**Stated problem**
Retype only the lines below from the one with "Write a Python" to the one with "27, 13, 11]", inclusive, skipping every image.

**Given information**

------------------------

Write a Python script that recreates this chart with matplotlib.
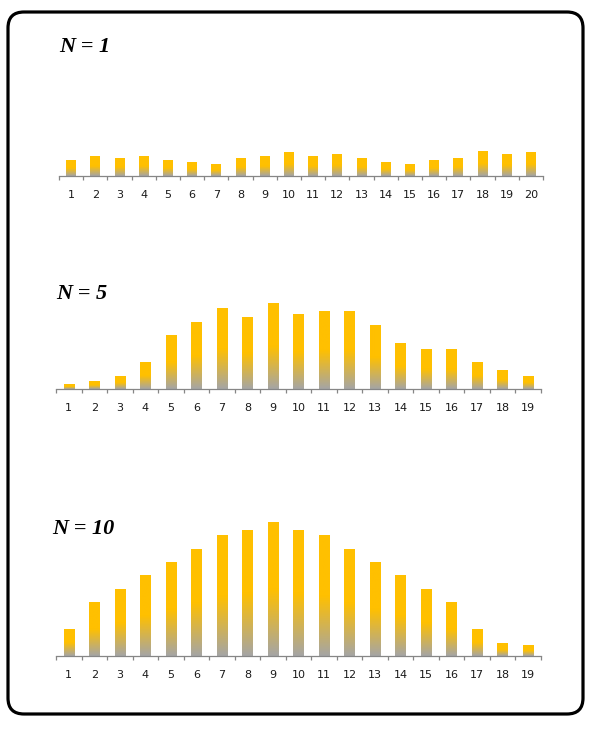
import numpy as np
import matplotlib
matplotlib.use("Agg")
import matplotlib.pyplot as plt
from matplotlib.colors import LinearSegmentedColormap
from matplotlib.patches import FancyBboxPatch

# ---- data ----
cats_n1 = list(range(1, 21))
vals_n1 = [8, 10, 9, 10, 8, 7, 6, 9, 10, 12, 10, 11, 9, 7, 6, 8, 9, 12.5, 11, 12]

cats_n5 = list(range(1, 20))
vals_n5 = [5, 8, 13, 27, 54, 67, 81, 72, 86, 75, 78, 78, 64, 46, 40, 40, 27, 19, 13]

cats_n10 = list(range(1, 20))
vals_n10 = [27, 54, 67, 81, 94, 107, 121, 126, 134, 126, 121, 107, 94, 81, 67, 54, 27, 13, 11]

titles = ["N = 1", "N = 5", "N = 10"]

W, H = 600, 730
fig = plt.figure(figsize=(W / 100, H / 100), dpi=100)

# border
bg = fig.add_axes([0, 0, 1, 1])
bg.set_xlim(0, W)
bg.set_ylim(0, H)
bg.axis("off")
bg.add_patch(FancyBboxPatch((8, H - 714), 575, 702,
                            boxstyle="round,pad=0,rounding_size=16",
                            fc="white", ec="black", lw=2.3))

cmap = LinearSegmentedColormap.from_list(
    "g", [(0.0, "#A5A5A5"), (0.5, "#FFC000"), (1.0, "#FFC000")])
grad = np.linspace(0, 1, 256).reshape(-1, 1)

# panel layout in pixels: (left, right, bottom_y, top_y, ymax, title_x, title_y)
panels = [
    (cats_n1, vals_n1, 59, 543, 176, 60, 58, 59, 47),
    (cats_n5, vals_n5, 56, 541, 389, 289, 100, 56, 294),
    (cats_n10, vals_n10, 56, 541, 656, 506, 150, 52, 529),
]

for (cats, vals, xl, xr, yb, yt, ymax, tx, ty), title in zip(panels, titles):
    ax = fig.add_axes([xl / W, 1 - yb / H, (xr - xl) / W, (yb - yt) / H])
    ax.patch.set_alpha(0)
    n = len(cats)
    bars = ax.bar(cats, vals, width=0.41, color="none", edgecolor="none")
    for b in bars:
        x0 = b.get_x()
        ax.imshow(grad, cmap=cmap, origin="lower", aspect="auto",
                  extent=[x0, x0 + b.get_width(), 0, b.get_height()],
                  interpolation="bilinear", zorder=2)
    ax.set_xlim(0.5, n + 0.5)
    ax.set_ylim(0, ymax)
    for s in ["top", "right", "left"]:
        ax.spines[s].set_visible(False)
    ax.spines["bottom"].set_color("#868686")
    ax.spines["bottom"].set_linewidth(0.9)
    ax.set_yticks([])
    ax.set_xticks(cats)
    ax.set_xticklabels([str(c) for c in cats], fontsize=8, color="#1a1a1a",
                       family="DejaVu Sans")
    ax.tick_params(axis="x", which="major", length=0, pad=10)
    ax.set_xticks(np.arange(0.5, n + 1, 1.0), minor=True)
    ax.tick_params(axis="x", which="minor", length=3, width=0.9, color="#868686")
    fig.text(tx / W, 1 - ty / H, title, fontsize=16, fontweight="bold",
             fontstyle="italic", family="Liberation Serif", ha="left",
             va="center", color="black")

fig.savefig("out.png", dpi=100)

------------------------

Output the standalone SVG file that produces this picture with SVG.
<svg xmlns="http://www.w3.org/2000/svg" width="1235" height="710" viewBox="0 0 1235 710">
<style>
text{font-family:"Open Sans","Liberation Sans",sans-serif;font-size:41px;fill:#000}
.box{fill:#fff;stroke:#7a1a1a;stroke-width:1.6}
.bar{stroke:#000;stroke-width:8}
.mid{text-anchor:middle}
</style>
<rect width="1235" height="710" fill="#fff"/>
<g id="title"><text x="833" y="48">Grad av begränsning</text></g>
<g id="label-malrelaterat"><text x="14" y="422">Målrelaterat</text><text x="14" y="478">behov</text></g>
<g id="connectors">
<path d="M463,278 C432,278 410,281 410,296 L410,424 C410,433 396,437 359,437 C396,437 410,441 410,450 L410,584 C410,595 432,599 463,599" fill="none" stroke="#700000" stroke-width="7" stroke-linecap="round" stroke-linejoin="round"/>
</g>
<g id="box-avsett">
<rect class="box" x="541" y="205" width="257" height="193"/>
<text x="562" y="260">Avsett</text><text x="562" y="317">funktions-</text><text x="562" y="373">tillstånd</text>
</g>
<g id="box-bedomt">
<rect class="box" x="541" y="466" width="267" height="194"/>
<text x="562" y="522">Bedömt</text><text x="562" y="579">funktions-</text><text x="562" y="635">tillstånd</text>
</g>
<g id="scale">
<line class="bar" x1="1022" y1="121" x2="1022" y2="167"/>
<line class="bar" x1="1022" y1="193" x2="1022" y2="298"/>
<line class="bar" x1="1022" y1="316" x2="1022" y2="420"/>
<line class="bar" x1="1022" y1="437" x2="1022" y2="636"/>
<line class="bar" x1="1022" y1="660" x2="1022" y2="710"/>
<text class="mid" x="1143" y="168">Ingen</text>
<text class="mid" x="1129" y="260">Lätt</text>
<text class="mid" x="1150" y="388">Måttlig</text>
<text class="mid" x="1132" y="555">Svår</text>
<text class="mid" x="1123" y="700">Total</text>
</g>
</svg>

------------------------

**Final result**
Write a Python script that recreates this chart with matplotlib.
import numpy as np
import matplotlib
matplotlib.use("Agg")
import matplotlib.pyplot as plt
from matplotlib.colors import LinearSegmentedColormap
from matplotlib.patches import FancyBboxPatch

# ---- data ----
cats_n1 = list(range(1, 21))
vals_n1 = [8, 10, 9, 10, 8, 7, 6, 9, 10, 12, 10, 11, 9, 7, 6, 8, 9, 12.5, 11, 12]

cats_n5 = list(range(1, 20))
vals_n5 = [5, 8, 13, 27, 54, 67, 81, 72, 86, 75, 78, 78, 64, 46, 40, 40, 27, 19, 13]

cats_n10 = list(range(1, 20))
vals_n10 = [27, 54, 67, 81, 94, 107, 121, 126, 134, 126, 121, 107, 94, 81, 67, 54, 27, 13, 11]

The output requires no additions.